The last phase has no end date — it shows "Until sale ends" and runs right up to your sale window's close. Click Add phase to add more tiers, and the trash icon to remove one. On the public page, the current phase's price is shown along with a hint like "Increases to $X on [date]" to nudge fence-sitters.

Screenshot: Pricing phases editor with Early Bird and Regular rows

Pro tip

Phased pricing is your urgency engine. A visible 'price goes up Friday' deadline converts better than a static price. We wrote a full playbook on structuring these tiers — see the Gythr blog post on phased ticket pricing.

5

Quantity & Sale Window

Two fields control how many tickets sell and when:

  • Quantity Available — The total number for sale. Leave it blank for unlimited. Once sold out, the ticket shows as unavailable (and can route to a waitlist if approval/waitlist is in play).
  • Sale Window — A Sale Start and Sale End date/time. Before the start, the ticket reads "Not Yet Available"; after the end, "Sales Ended."

Sale windows let you set everything up early and have tickets go live — and stop — on their own, with no day-of scramble.

Pro tip

Set a quantity on capacity-limited tickets so you never oversell. For open events, leave it blank and let registrations run.

6

Approval & Default Badge Role

Two more options shape who gets in and how they're labeled:

Require approval before confirming registration — When checked, sign-ups for this ticket arrive as Pending instead of confirmed. You review and approve or decline each one in Registrations. Use this for invite-only events, or paid tickets where you want to vet buyers first.

Default Badge Role — Auto-assigns a role to everyone who buys this ticket. Options are Attendee (the default), Speaker, Host, MC, Sponsor, VIP, Volunteer, Press, and Staff. The role shows on badges and in the attendee app, and can drive different access during your event.

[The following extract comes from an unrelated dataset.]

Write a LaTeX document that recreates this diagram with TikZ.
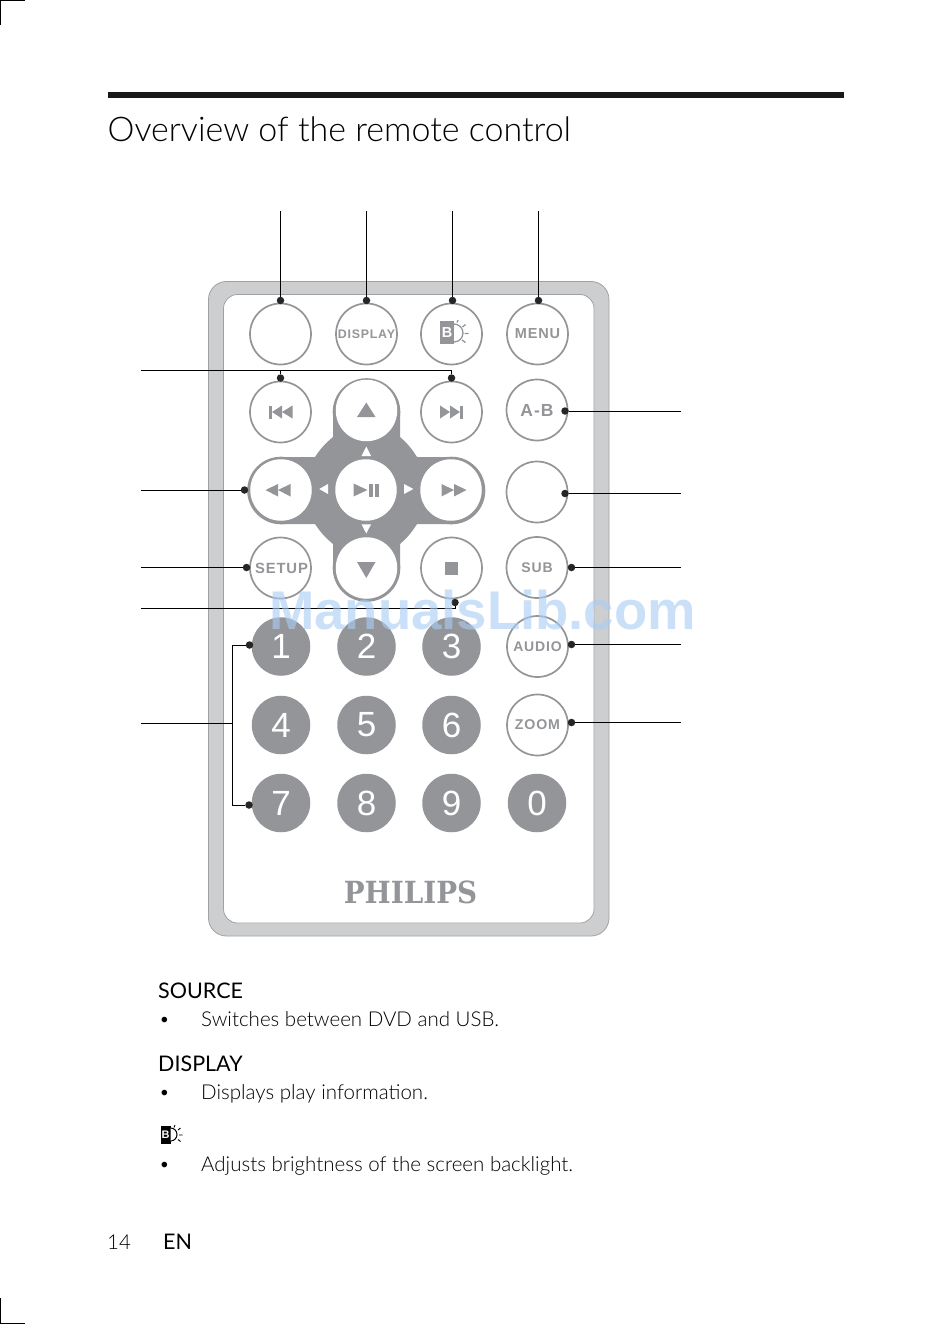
\documentclass[tikz,border=0pt]{standalone}
\usepackage{fontspec}
\setmainfont{Lato}
\newfontfamily\lightf{Lato Light}
\newfontfamily\arialf{Liberation Sans}
\newfontfamily\keyf[LetterSpace=6]{Liberation Sans}
\newfontfamily\logof{DejaVu Serif}
\usetikzlibrary{calc}
\definecolor{btn}{RGB}{147,149,152}
\definecolor{rim}{RGB}{205,206,208}
\definecolor{rimline}{RGB}{160,161,163}
\definecolor{wm}{RGB}{170,205,245}
\newcommand{\lowr}[1]{\raisebox{-1pt}{#1}}
\tikzset{
 x=1pt,y=-1pt,
 keybtn/.style={circle,draw=btn,line width=1.7pt,fill=white,minimum size=61pt,inner sep=0pt,text=btn,font=\keyf\bfseries\fontsize{13}{13}\selectfont},
 numbtn/.style={circle,fill=btn,minimum size=58.5pt,inner sep=0pt,text=white,font=\arialf\fontsize{35}{35}\selectfont},
 navbtn/.style={circle,fill=white,draw=none,minimum size=61.5pt,inner sep=0pt},
 lead/.style={draw=black,line width=0.8pt},
 tip/.style={circle,fill=black!85,inner sep=0pt,minimum size=7.5pt},
 glyph/.style={fill=btn,draw=none},
 wglyph/.style={fill=white,draw=none},
 body/.style={anchor=base west,inner sep=0pt,font=\lightf\fontsize{20.5}{20.5}\selectfont},
 head/.style={anchor=base west,inner sep=0pt,font=\fontsize{21.5}{21.5}\selectfont},
 bull/.style={anchor=base west,inner sep=0pt,font=\fontsize{15}{15}\selectfont},
 crop/.style={draw=black,line width=1.2pt}
}
\begin{document}
\begin{tikzpicture}
\useasboundingbox (0,0) rectangle (950,1324);
\fill[white] (0,0) rectangle (950,1324);
% crop marks
\draw[crop] (0.6,25) -- (0.6,0.6) -- (25,0.6);
\draw[crop] (0.6,1298) -- (0.6,1323.4) -- (25,1323.4);
% header
\fill[black!90] (107.5,92) rectangle (844,98);
\node[anchor=base west,inner sep=0pt,font=\lightf\fontsize{34}{34}\selectfont] (title) at (107.5,142) {Overview of the remote control};
% body of the remote
\draw[draw=rimline,fill=rim,line width=0.8pt,rounded corners=18pt] (208.5,281.5) rectangle (609,936);
\draw[draw=rimline,fill=white,line width=0.8pt,rounded corners=14pt] (223.5,294.5) rectangle (594,923);
% nav pad
\fill[btn] (333,412) -- (400,412) -- (400,437) to[bend left=8] (417,457) -- (452,457) -- (452,524) -- (417,524) to[bend left=8] (400,544) -- (400,568) -- (333,568) -- (333,544) to[bend left=8] (315,524) -- (281,524) -- (281,457) -- (315,457) to[bend left=8] (333,437) -- cycle;
\fill[btn] (281,490.5) circle (33.8);
\fill[btn] (451.5,490.5) circle (33.8);
\fill[btn] (366.5,412) circle (33.8);
\fill[btn] (366.5,568) circle (33.8);
\node[navbtn] (up) at (366.5,410.5) {};
\node[navbtn] (down) at (366.5,568) {};
\node[navbtn] (rew) at (281,490) {};
\node[navbtn] (ffw) at (451,490) {};
\node[navbtn] (play) at (366,490) {};
% row 1
\node[keybtn] (source) at (280.5,334) {};
\node[keybtn,font=\keyf\bfseries\fontsize{12.4}{12.4}\selectfont] (display) at (366.5,334) {\lowr{DISPLAY}};
\node[keybtn] (bright) at (451.5,334) {};
\node[keybtn,font=\keyf\bfseries\fontsize{14.5}{14.5}\selectfont] (menu) at (537.5,334) {\lowr{MENU}};
% row 2
\node[keybtn] (prev) at (280.5,412) {};
\node[keybtn] (next) at (451.5,412) {};
\node[keybtn,font=\keyf\bfseries\fontsize{17.5}{17.5}\selectfont] (ab) at (537,410) {\lowr{A-B}};
% row 3
\node[keybtn] (blank) at (537,492) {};
% row 4
\node[keybtn,font=\keyf\bfseries\fontsize{14.8}{14.8}\selectfont] (setup) at (280.5,568) {\hspace{2pt}\lowr{SETUP}};
\node[keybtn] (stop) at (451.5,568) {};
\node[keybtn,font=\keyf\bfseries\fontsize{14}{14}\selectfont] (sub) at (537,567.5) {SUB};
% audio, zoom
\node[keybtn,font=\keyf\bfseries\fontsize{14}{14}\selectfont] (audio) at (537.5,646.5) {AUDIO};
\node[keybtn,font=\keyf\bfseries\fontsize{14.2}{14.2}\selectfont] (zoom) at (537.5,725) {\lowr{ZOOM}};
% numbers
\node[numbtn] (n1) at (281,646.5) {1};
\node[numbtn] (n2) at (366.5,646.5) {2};
\node[numbtn] (n3) at (451.5,646.5) {3};
\node[numbtn] (n4) at (281,725) {4};
\node[numbtn] (n5) at (366.5,725) {5};
\node[numbtn] (n6) at (451.5,725) {6};
\node[numbtn] (n7) at (281,803) {7};
\node[numbtn] (n8) at (366.5,803) {8};
\node[numbtn] (n9) at (451.5,803) {9};
\node[numbtn] (n0) at (537,803) {0};
% glyphs
\fill[glyph] (366.3,402.5) -- (375.5,417) -- (357,417) -- cycle;
\fill[glyph] (366.3,578) -- (375.5,562) -- (357,562) -- cycle;
\fill[glyph] (445,562) rectangle (458,574.5);
\fill[glyph] (269,405.5) rectangle (272,418.5);
\fill[glyph] (272,412) -- (282,405.5) -- (282,418.5) -- cycle;
\fill[glyph] (282,412) -- (292.5,405.5) -- (292.5,418.5) -- cycle;
\fill[glyph] (440,405.5) -- (450,412) -- (440,418.5) -- cycle;
\fill[glyph] (450,405.5) -- (460,412) -- (450,418.5) -- cycle;
\fill[glyph] (460,405.5) rectangle (463,418.5);
\fill[glyph] (265.5,490) -- (278,484) -- (278,496.5) -- cycle;
\fill[glyph] (278,490) -- (290.5,484) -- (290.5,496.5) -- cycle;
\fill[glyph] (441.5,484) -- (454,490) -- (441.5,496.5) -- cycle;
\fill[glyph] (454,484) -- (466.5,490) -- (454,496.5) -- cycle;
\fill[glyph] (353.5,483.5) -- (367.5,490) -- (353.5,496.5) -- cycle;
\fill[glyph] (368.5,483.5) rectangle (373,496.5);
\fill[glyph] (375,483.5) rectangle (379,496.5);
\fill[wglyph] (366.3,446.5) -- (371,456) -- (361.5,456) -- cycle;
\fill[wglyph] (366.3,533.5) -- (371,524.3) -- (361.5,524.3) -- cycle;
\fill[wglyph] (319.3,489) -- (328,484) -- (328,494) -- cycle;
\fill[wglyph] (413.3,489) -- (404,484) -- (404,494) -- cycle;
% brightness icon on the button
\begin{scope}[shift={(451.5,333)}]
\fill[glyph] (-11.5,-12) rectangle (2.5,11);
\draw[btn,line width=1.3pt,fill=white] (2.5,-9) arc[start angle=-90,end angle=90,radius=9];
\node[text=white,inner sep=0pt,font=\arialf\bfseries\fontsize{14.5}{14.5}\selectfont] (bl) at (-4.5,0) {B};
\draw[btn,line width=1.3pt] (5.5,-10.5) -- (6.5,-13) (11,-6) -- (14,-8.5) (13,0.5) -- (17,0.5) (10.5,7) -- (14,9.5);
\end{scope}
% philips
\node[text=btn,inner sep=0pt,xscale=.91,transform shape,font=\logof\bfseries\fontsize{30.5}{30.5}\selectfont] (logo) at (410.5,892.5) {PHILIPS};
% leaders: top
\coordinate (t1) at (280.5,211); \coordinate (t2) at (366.5,211); \coordinate (t3) at (452.5,211); \coordinate (t4) at (538.5,211);
\node[tip] (d1) at (280.5,300.5) {};
\node[tip] (d2) at (366.5,300.5) {};
\node[tip] (d3) at (452.5,300.5) {};
\node[tip] (d4) at (538.5,300.5) {};
\draw[lead] (t1) -- (d1); \draw[lead] (t2) -- (d2); \draw[lead] (t3) -- (d3); \draw[lead] (t4) -- (d4);
% skip
\coordinate (ls) at (141,370.5);
\node[tip] (dp) at (280.5,378) {};
\node[tip] (dn) at (451.5,378) {};
\draw[lead] (ls) -- (451.5,370.5) -- (dn);
\draw[lead] (280.5,370.5) -- (dp);
% left
\coordinate (l1) at (141,490);
\node[tip] (dl1) at (244.5,490) {};
\draw[lead] (l1) -- (dl1);
\coordinate (l2) at (141,567.5);
\node[tip] (dl2) at (246.5,567.5) {};
\draw[lead] (l2) -- (dl2);
\coordinate (l3) at (141,608.5);
\node[tip] (dl3) at (455,602.5) {};
\draw[lead] (l3) -- (455,608.5) -- (dl3);
\coordinate (l4) at (141,723);
\node[tip] (dl4) at (249.5,645) {};
\node[tip] (dl5) at (249,805) {};
\draw[lead] (dl4) -- (232,645) -- (232,805) -- (dl5);
\draw[lead] (l4) -- (232,723);
% right
\coordinate (r1) at (681,411); \node[tip] (dr1) at (565,411) {}; \draw[lead] (r1) -- (dr1);
\coordinate (r2) at (681,493.5); \node[tip] (dr2) at (565,493.5) {}; \draw[lead] (r2) -- (dr2);
\coordinate (r3) at (681,567.5); \node[tip] (dr3) at (571.5,567.5) {}; \draw[lead] (r3) -- (dr3);
\coordinate (r4) at (681,644.5); \node[tip] (dr4) at (571.5,644.5) {}; \draw[lead] (r4) -- (dr4);
\coordinate (r5) at (681,722.5); \node[tip] (dr5) at (571.5,722.5) {}; \draw[lead] (r5) -- (dr5);
% watermark
\node[opacity=.62,text=wm,inner sep=0pt,font=\arialf\bfseries\fontsize{54.5}{54.5}\selectfont] (mark) at (482.5,610) {ManualsLib.com};
% text
\node[head] (a1) at (158,998) {SOURCE};
\node[bull] (a2) at (160,1024) {•};
\node[body] (a3) at (201,1026) {Switches between DVD and USB.};
\node[head] (b1) at (158,1071) {DISPLAY};
\node[bull] (b2) at (160,1097.5) {•};
\node[body] (b3) at (201,1099.5) {Displays play information.};
\begin{scope}[shift={(160,1134.5)}]
\fill[black] (0.5,-9) rectangle (10.5,9);
\draw[black,line width=1pt,fill=white] (10.5,-6.5) arc[start angle=-90,end angle=90,radius=6.5];
\node[text=white,inner sep=0pt,font=\arialf\bfseries\fontsize{11}{11}\selectfont] (bl2) at (5.5,0) {B};
\draw[black,line width=0.9pt] (14,-7) -- (15,-9.5) (18,-4.5) -- (20.5,-6.5) (19,0.5) -- (22.5,0.5) (18,5) -- (20.5,7);
\end{scope}
\node[bull] (c2) at (160,1169.5) {•};
\node[body] (c3) at (201,1171.5) {Adjusts brightness of the screen backlight.};
\node[body] (pg) at (107,1249) {14};
\node[head] (en) at (163,1249) {EN};
\end{tikzpicture}
\end{document}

You don't have to set this — leave it on Attendee if you don't need segmentation.

7

Transfer & Refund Policy

Each ticket type carries its own transfer and refund rules, set in the Transfer & Refund Policy box.

Check Allow Transfers to let attendees hand their ticket to someone else. You then choose a Transfer Mode:

  • Gift — The ticket (and its payment) is given away for free.
  • Repurchase — The new holder pays for the ticket themselves.
  • Both — The attendees decide between gifting and repurchase.

You can also set a Transfer Fee and a Cutoff (how many hours before the event transfers stop — default 24). The cutoff is useful when you've pre-printed badges or finalized collateral and can't have names changing last-minute.

Check Allow Refund Requests to let attendees request refunds, with an optional Refund Fee (%) and its own Cutoff in hours (default 48).

Pro tip

Cutoffs protect your day-of operations. If you print badges the night before, set the transfer cutoff to at least 24 hours so the names you print are the names that show up.

8

Visibility & Managing Tickets

When editing an existing ticket, the Visible on registration page toggle controls whether the public can see it. Turn it off for tickets you're still preparing, or for internal types like a "Staff" ticket that should never appear publicly.

On the Ticket Types list, each card shows its current (resolved) price with the active phase name, quantity remaining, and sale dates. You can reorder, edit, or delete ticket types at any time. Deleting a type does not affect existing registrations — people who already registered keep their spots.